Вот так это было, если было.
Некоторое время Амфитрион недвижно лежал на влажной и горячей поверхности — куда так стремился, — наслаждаясь тем, что лежит, что у него бурчит в животе, что во рту скопилась горькая слюна, которую можно проглотить, но можно и выплюнуть, и вот теперь липкая ниточка бежит по подбородку, пока не потянется куда-то вниз — но этого он уже не ощущает.
Левое веко неожиданно послушалось и слегка двинулось. Чуть-чуть, приоткрыв узенькую щелочку, чтобы Амфитрион не подумал, будто оно, гордое левое веко, так уж сильно зависит от него.
Острая звериная мордочка смотрела на него, настороженно собираясь в складки.
— Что с ним, Галинтиада? — взволнованно спросили сзади. — Ведь вторую неделю уже…
Голос был знакомый, но узнать его окончательно не хватило сил.
Веко опустилось, вновь сгустилась тьма, озаряемая багровыми сполохами, и Амфитрион ощутил себя заживо погребенным. Вокруг выгибался купол толоса — гробницы, в которой хоронили обычно басилеев или их близких родичей; диаметр основания купола всегда был равен его высоте, а наружу из усыпальницы вел коридор, завершавшийся у дверного проема двумя резными полуколоннами зеленого мрамора, но сама дверь была заперта с той стороны, потому что из толоса не выходят, в него только входят — и то на чужих плечах, чтобы остаться навсегда; и Амфитрион беззвучно кричал, что он никогда не был басилеем, что он не хочет гнить в толосе, что живым не место в гробнице…
И снова вернулся в жизнь, дрожа от памяти, от бездушного молчания гробницы и хруста убитого кошмара.
— Выживет, — уверенно пискнул старушечий голосок. — Нутром чую: отпустил его Танат-Железносердый. Только вот…
— Что «только», Галинтиада? — в знакомом голосе, словно шмель в закрытом кувшине, билось беспокойство. — Что — только?!
Нет ответа.
Тишина.
Шарканье ног, скрип двери…
Прохладная ладонь на пылающем лбу.
— Тебе плохо, Иолай?
«Не знаю, как Иолаю, — хотел сказать Амфитрион, — а мне плохо».

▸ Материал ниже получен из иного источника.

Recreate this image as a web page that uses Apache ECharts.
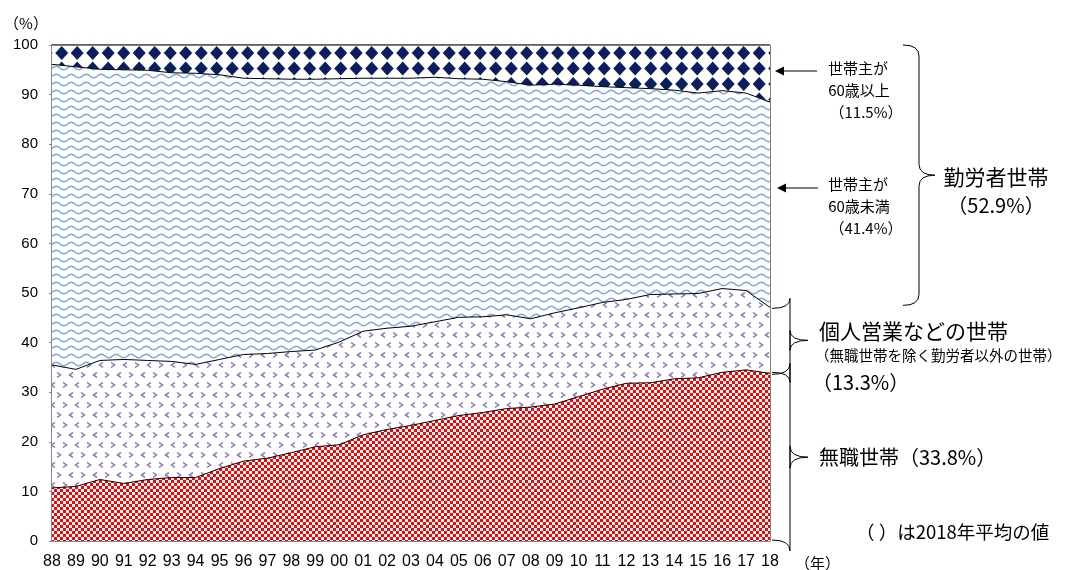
<!DOCTYPE html>
<html>
<head>
<meta charset="utf-8">
<script src="https://cdn.jsdelivr.net/npm/echarts@6/dist/echarts.min.js"></script>
<style>
  html, body { margin: 0; padding: 0; background: #fff; }
  #main { width: 1073px; height: 570px; }
</style>
</head>
<body>
<div id="main"></div>
<script>
// 年（1988〜2018）
const years = ['88','89','90','91','92','93','94','95','96','97','98','99','00','01','02','03',
  '04','05','06','07','08','09','10','11','12','13','14','15','16','17','18'];
// 無職世帯
const mushoku = [10.7, 11.0, 12.4, 11.6, 12.4, 12.8, 12.8, 14.6, 16.1, 16.7, 17.8, 19.0, 19.4, 21.4, 22.5, 23.3,
  24.3, 25.3, 25.9, 26.7, 27.0, 27.6, 29.1, 30.6, 31.8, 31.9, 32.7, 32.9, 34.0, 34.5, 33.8];
// 個人営業などの世帯
const kojin = [24.8, 23.6, 24.0, 25.0, 24.0, 23.4, 22.8, 22.0, 21.5, 21.1, 20.4, 19.5, 20.7, 20.9, 20.4, 20.0,
  19.9, 19.8, 19.3, 18.9, 17.8, 18.4, 17.9, 17.5, 16.9, 17.8, 17.1, 17.0, 16.9, 16.0, 13.3];
// 勤労者世帯（世帯主が60歳未満）
const kinrouU60 = [60.6, 61.0, 58.7, 58.4, 58.5, 58.2, 58.7, 57.4, 55.7, 55.4, 54.9, 54.6, 53.1, 51.0, 50.4, 50.0,
  49.3, 48.1, 47.9, 47.0, 47.1, 46.1, 44.9, 43.5, 42.7, 41.5, 41.1, 40.4, 39.9, 39.8, 41.4];
// 勤労者世帯（世帯主が60歳以上）
const kinrou60 = [3.9, 4.4, 4.9, 5.0, 5.1, 5.6, 5.7, 6.0, 6.7, 6.8, 6.9, 6.9, 6.8, 6.7, 6.7, 6.7,
  6.5, 6.8, 6.9, 7.4, 8.1, 7.9, 8.1, 8.4, 8.6, 8.8, 9.1, 9.7, 9.2, 9.7, 11.5];

function tile(w, h, draw) {
  const c = document.createElement('canvas');
  c.width = w; c.height = h;
  draw(c.getContext('2d'));
  return { image: c, repeat: 'repeat' };
}

// 赤の市松
const redPattern = tile(6, 6, ctx => {
  ctx.fillStyle = '#ff0000';
  ctx.fillRect(0, 0, 6, 6);
  ctx.fillStyle = '#ffffff';
  ctx.fillRect(0, 0, 3, 3);
  ctx.fillRect(3, 3, 3, 3);
});

// 紫の山形
const purplePattern = tile(24, 20, ctx => {
  ctx.fillStyle = '#fff';
  ctx.fillRect(0, 0, 24, 20);
  ctx.strokeStyle = '#8a72bf';
  ctx.lineWidth = 1.5;
  const chev = (x, y, dir) => {
    ctx.beginPath();
    ctx.moveTo(x + 2 * dir, y - 2.5);
    ctx.lineTo(x - 1.5 * dir, y);
    ctx.lineTo(x + 2 * dir, y + 2.5);
    ctx.stroke();
  };
  chev(5, 5, 1);
  chev(17, 5, -1);
  chev(11, 15, -1);
  chev(23, 15, 1);
  chev(-1, 15, 1);
});

// 青の波線
const bluePattern = tile(15, 8, ctx => {
  ctx.fillStyle = '#fff';
  ctx.fillRect(0, 0, 15, 8);
  ctx.strokeStyle = '#80a9de';
  ctx.lineWidth = 1.5;
  ctx.beginPath();
  for (let x = -1; x <= 16; x += 0.5) {
    const y = 4 + 1.7 * Math.sin(2 * Math.PI * x / 15);
    if (x === -1) ctx.moveTo(x, y); else ctx.lineTo(x, y);
  }
  ctx.stroke();
});

// 紺のダイヤ
const navyPattern = tile(31, 31, ctx => {
  ctx.fillStyle = '#fff';
  ctx.fillRect(0, 0, 31, 31);
  ctx.fillStyle = '#0b1f5e';
  const s = 15.5;
  for (let i = -1; i <= 2; i++) {
    for (let j = -1; j <= 2; j++) {
      const cx = i * s + 15.2, cy = j * s + 6.5;
      ctx.beginPath();
      ctx.moveTo(cx, cy - 7);
      ctx.lineTo(cx + 6.5, cy);
      ctx.lineTo(cx, cy + 7);
      ctx.lineTo(cx - 6.5, cy);
      ctx.closePath();
      ctx.fill();
    }
  }
});

const fontJP = "'Noto Sans CJK JP', sans-serif";
const fontNum = "'Liberation Sans', 'Noto Sans CJK JP', sans-serif";

function areaSeries(name, data, pattern, z) {
  return {
    name: name,
    type: 'line',
    stack: 'total',
    data: data,
    symbol: 'none',
    showSymbol: false,
    z: z,
    lineStyle: { color: '#000', width: 1 },
    areaStyle: { color: pattern, opacity: 1 },
    emphasis: { disabled: true }
  };
}

const chart = echarts.init(document.getElementById('main'));
chart.setOption({
  animation: false,
  grid: {
    left: 52, right: 303, top: 45, bottom: 28,
    show: true, borderColor: '#000', borderWidth: 1, backgroundColor: 'transparent'
  },
  xAxis: {
    type: 'category',
    data: years,
    boundaryGap: false,
    axisLine: { lineStyle: { color: '#888', width: 2 } },
    axisTick: { show: true, inside: true, length: 3, alignWithLabel: true, lineStyle: { color: '#888' }, interval: 0 },
    axisLabel: { color: '#000', fontSize: 16, fontFamily: fontNum, margin: 13, interval: 0 },
    splitLine: { show: false }
  },
  yAxis: {
    type: 'value',
    min: 0, max: 100, interval: 10,
    axisLine: { show: true, lineStyle: { color: '#888', width: 2 } },
    axisTick: { show: true, length: 3, lineStyle: { color: '#888' } },
    axisLabel: { color: '#000', fontSize: 15, fontFamily: fontNum, margin: 14 },
    splitLine: { show: false }
  },
  series: [
    areaSeries('無職世帯', mushoku, redPattern, 6),
    areaSeries('個人営業などの世帯', kojin, purplePattern, 5),
    areaSeries('世帯主が60歳未満', kinrouU60, bluePattern, 4),
    areaSeries('世帯主が60歳以上', kinrou60, navyPattern, 3)
  ]
});

// 注記（括弧・矢印・文字）
const last = years.length - 1;
const c1 = mushoku[last];
const c2 = c1 + kojin[last];
const yPx = v => chart.convertToPixel({ yAxisIndex: 0 }, v);
const xRight = chart.convertToPixel({ xAxisIndex: 0 }, years[last]);

const stroke = { stroke: '#000', lineWidth: 1, fill: null };

function curve(x1, y1, cx, cy, x2, y2) {
  return { type: 'bezierCurve', shape: { x1: x1, y1: y1, cpx1: cx, cpy1: cy, x2: x2, y2: y2 }, style: stroke, silent: true };
}
function seg(x1, y1, x2, y2) {
  return { type: 'line', shape: { x1: x1, y1: y1, x2: x2, y2: y2 }, style: stroke, silent: true };
}

function brace(x0, y1, y2, w, r) {
  const xm = x0 + w / 2, ym = (y1 + y2) / 2;
  return [
    curve(x0, y1, xm, y1, xm, y1 + r),
    seg(xm, y1 + r, xm, ym - r),
    curve(xm, ym - r, xm, ym, x0 + w, ym),
    curve(x0 + w, ym, xm, ym, xm, ym + r),
    seg(xm, ym + r, xm, y2 - r),
    curve(xm, y2 - r, xm, y2, x0, y2)
  ];
}

function arrow(xTip, xEnd, y) {
  return [
    seg(xTip + 6, y, xEnd, y),
    { type: 'polygon', shape: { points: [[xTip, y], [xTip + 9, y - 4.5], [xTip + 9, y + 4.5]] }, style: { fill: '#000' }, silent: true }
  ];
}

function txt(text, x, y, size, align, family) {
  return {
    type: 'text',
    style: {
      text: text, x: x, y: y,
      fontSize: size, fontFamily: family || fontJP, fill: '#000',
      textAlign: align || 'left', align: align || 'left',
      textVerticalAlign: 'middle', verticalAlign: 'middle'
    },
    silent: true
  };
}

const gx = xRight + 2;
chart.setOption({
  graphic: [
    ...brace(gx, yPx(0) - 1, yPx(c1) + 1, 36, 11),
    ...brace(gx, yPx(c1) - 1, yPx(c2) + 1, 36, 10),
    ...brace(903, yPx(100), yPx(c2) - 2, 32, 11),
    ...arrow(775, 817, 71),
    ...arrow(777, 818, 188),
    txt('（%）', 26, 23, 15, 'center'),
    txt('（年）', 795, 563, 15, 'left'),
    txt('世帯主が', 858, 68, 15, 'center'),
    txt('60歳以上', 859, 90, 15, 'center'),
    txt('（11.5%）', 866, 112, 15, 'center'),
    txt('世帯主が', 858, 184, 15, 'center'),
    txt('60歳未満', 859, 206, 15, 'center'),
    txt('（41.4%）', 866, 228, 15, 'center'),
    txt('勤労者世帯', 996, 177, 21, 'center'),
    txt('（52.9%）', 996, 205, 20, 'center'),
    txt('個人営業などの世帯', 819, 331, 21, 'left'),
    txt('（無職世帯を除く勤労者以外の世帯）', 815, 355, 14.5, 'left'),
    txt('（13.3%）', 812, 382, 20, 'left'),
    txt('無職世帯（33.8%）', 819, 457, 20, 'left'),
    txt('（ ）は2018年平均の値', 856, 532, 18.5, 'left')
  ]
});
</script>
</body>
</html>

Но вместо этого открыл глаза.
Над ним склонялось лицо Алкмены — постаревшее, осунувшееся, какое-то неестественно большое, и в любимых глазах, в черной влажной глубине мерцали забота и нежность, но нежность чуждая, забота непривычная, пугающая; полуседая прядь падала на высокий лоб, покрытый бисеринками пота, кончиком касаясь глубокой морщины между все еще густыми бровями, которые Алкмена даже в молодости никогда не выщипывала согласно прихотям критской или микенской моды, — и Амфитрион невольно протянул руку, чтобы убрать эту прядь.
Рука, возникшая перед его глазами, была худой и тонкокостной, как у тяжелобольного.

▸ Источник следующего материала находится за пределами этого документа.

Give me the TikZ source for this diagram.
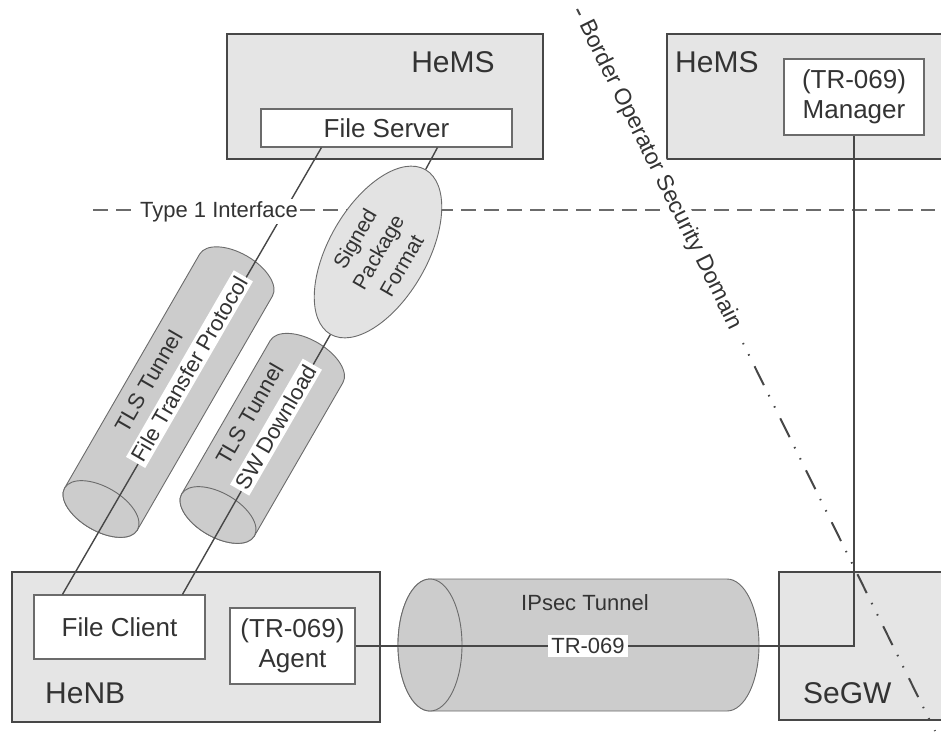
\documentclass[tikz,border=0pt]{standalone}
\usepackage{fontspec}
\setmainfont{Liberation Sans}
\usetikzlibrary{shapes.geometric}

\definecolor{ink}{gray}{0.2}
\definecolor{panel}{gray}{0.9}
\definecolor{frame}{gray}{0.28}
\definecolor{rule}{gray}{0.42}
\definecolor{tubefill}{gray}{0.8}
\definecolor{ovalfill}{gray}{0.89}

\newcommand\fsz[2]{\fontsize{#1}{#2}\selectfont}
\newcommand\onwhite[1]{{\setlength{\fboxsep}{3pt}\colorbox{white}{#1}}}

% cylinder: #1,#2 centre of the near face, #3 axis angle, #4 length,
% #5 radius, #6 half-depth of the end faces
\newcommand\drawtube[6]{%
  \begin{scope}[shift={(#1,#2)}, rotate=#3]
    \filldraw[tubeshape] (0,-#5) -- (#4,-#5)
      arc[start angle=-90, end angle=90, x radius=#6, y radius=#5]
      -- (0,#5)
      arc[start angle=90, end angle=270, x radius=#6, y radius=#5] -- cycle;
    \draw[tubeshape] (0,0) ellipse[x radius=#6, y radius=#5];
  \end{scope}}

\tikzset{
  every node/.style={inner sep=0pt, text=ink},
  panelbox/.style={draw=frame, line width=1.8pt, fill=panel},
  innerbox/.style={draw=rule, line width=1.1pt, fill=white},
  biglabel/.style={font=\fsz{30}{36}},
  boxlabel/.style={font=\fsz{26}{30}, align=center},
  smalllabel/.style={font=\fsz{22}{26}},
  tubelabel/.style={font=\fsz{22}{29.5}, align=center, rotate=60},
  taglabel/.style={font=\fsz{22}{26}, fill=white, inner xsep=3pt, inner ysep=3pt},
  tubeshape/.style={draw=rule, line width=0.9pt, fill=tubefill},
  conn/.style={draw=frame, line width=1.4pt},
  ifaceline/.style={draw=rule, line width=2pt, dash pattern=on 15pt off 8pt},
  borderline/.style={draw=frame, line width=2pt,
    dash pattern=on 1.5pt off 11pt on 1.5pt off 12pt on 21pt off 11pt},
}

\begin{document}
\begin{tikzpicture}[x=1pt, y=-1pt]
\useasboundingbox (0,0) rectangle (941,731);
\clip (0,0) rectangle (941,731);

% network elements
\node[panelbox, minimum width=316pt, minimum height=125pt] (hemsA) at (385,96.5) {};
\node[panelbox, minimum width=283pt, minimum height=125pt] (hemsB) at (808.5,96.5) {};
\node[panelbox, minimum width=368pt, minimum height=150pt] (henb) at (196,647) {};
\node[panelbox, minimum width=181pt, minimum height=148pt] (segw) at (869.5,646) {};

\node[biglabel, anchor=base] at (453,72) {HeMS};
\node[biglabel, anchor=base west] at (675,72) {HeMS};
\node[biglabel, anchor=base west] at (45,703) {HeNB};
\node[biglabel, anchor=base west] at (803,703) {SeGW};

\node[innerbox, boxlabel, minimum width=251pt, minimum height=38pt] (fs) at (386.5,128) {File Server};
\node[innerbox, boxlabel, minimum width=140pt, minimum height=76pt] (mgr) at (854,97) {(TR-069)\\Manager};
\node[innerbox, boxlabel, minimum width=171pt, minimum height=64pt] (fc) at (119.5,627) {File Client};
\node[innerbox, boxlabel, minimum width=125pt, minimum height=76pt] (agent) at (292.5,646) {(TR-069)\\Agent};

% Type 1 interface boundary
\coordinate (ifL) at (93,210);
\coordinate (ifR) at (935,210);
\draw[ifaceline] (ifL) -- (ifR);

% tunnels
\drawtube{430}{645}{0}{297}{66}{32}
\drawtube{101}{509}{60}{270}{42}{22}
\drawtube{218}{515}{60}{177}{42}{22}

% signed package
\node[ellipse, draw=rule, line width=0.9pt, fill=ovalfill,
      minimum width=190pt, minimum height=92pt, rotate=60,
      font=\fsz{21}{27}, align=center] (spf) at (378,252) {Signed\\Package\\Format};

% connections
\draw[conn] ([xshift=61pt]fs.south west) -- ([xshift=29pt]fc.north west);
\draw[conn] ([xshift=177pt]fs.south west) -- (spf.east);
\draw[conn] (spf.west) -- ([xshift=149pt]fc.north west);
\draw[conn] (mgr.south) |- (agent.east);

% labels
\node[smalllabel, fill=white, inner xsep=1pt, inner ysep=2pt, anchor=base] at (219,217) {Type 1 Interface};
\node[smalllabel] at (585,603) {IPsec Tunnel};
\node[taglabel] at (588,646) {TR-069};
\node[tubelabel] at (178,362.5) {TLS Tunnel\hspace*{62pt}\\\onwhite{File Transfer Protocol}};
\node[tubelabel] at (264.5,420.5) {TLS Tunnel\hspace*{4pt}\\\onwhite{SW Download}};

% border of the operator security domain
\draw[frame, line width=2pt] (577,9) -- (580,15);
\node[font=\fsz{23}{23}, rotate=-63.7, fill=white, inner xsep=1pt, inner ysep=2pt] at (660,175) {Border Operator Security Domain};
\draw[borderline] (743,343) -- (935,731);
\end{tikzpicture}
\end{document}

Амфитрион, захлебываясь ужасом, смотрел, как его жена берет эту чужую руку и прижимает к губам, тепло которых так хорошо знал старый лавагет.
Бывший лавагет.
— Хвала Пеану-целителю, ты очнулся, Иолай! — слова, рождаемые этими губами, входили в Амфитриона острием Эргинова меча. — Ну ничего, сейчас бабушка принесет тебе попить…
И Амфитрион понял, вспомнив агонию всхлипывающего кошмара, что только что убил собственного внука — чтобы жить самому.
— Мама! — позвали из коридора. — Тебя можно?
— Да, Ификл, я сейчас, — Алкмена поправила покрывало на лежащем перед ней шестилетнем мальчишке и в тысячный раз поразилась его сходству с покойным дедом.
Она вышла, осторожно притворив за собой дверь и так и не заметив, как маленький Иолай, сын Ификла и Автомедузы, вцепился зубами в собственное предплечье, чтобы не завыть.
Страшно и дико, как попавший в западню волк.
К вечеру он заставил себя встать и выйти во двор.
Пора было приучаться жить заново.
Тело слушалось плохо, но все-таки слушалось. Болезненность Иолая давала себя знать, и Амфитрион, без особой благодарности поминая излишнюю заботу Алкмены о любимом внуке, заставлял себя не думать о цене, уплаченной за возможность снова дышать и хвататься за стены коридора при головокружении. Умея разменивать прошлые победы на пригоршни чужих жизней, он умел не щадить друзей и родичей, не щадя себя самого… сейчас это помогало, но не до конца.
Пора платить за сделку с Аидом настанет, если уже не настала, — но воину в бою некогда терзаться. Вот его сегодняшний бой: необходимость идти во двор, привыкать к несуразно выросшим вещам и пространствам, опасаться грома с ясного неба и ловить сочувственные взгляды челяди.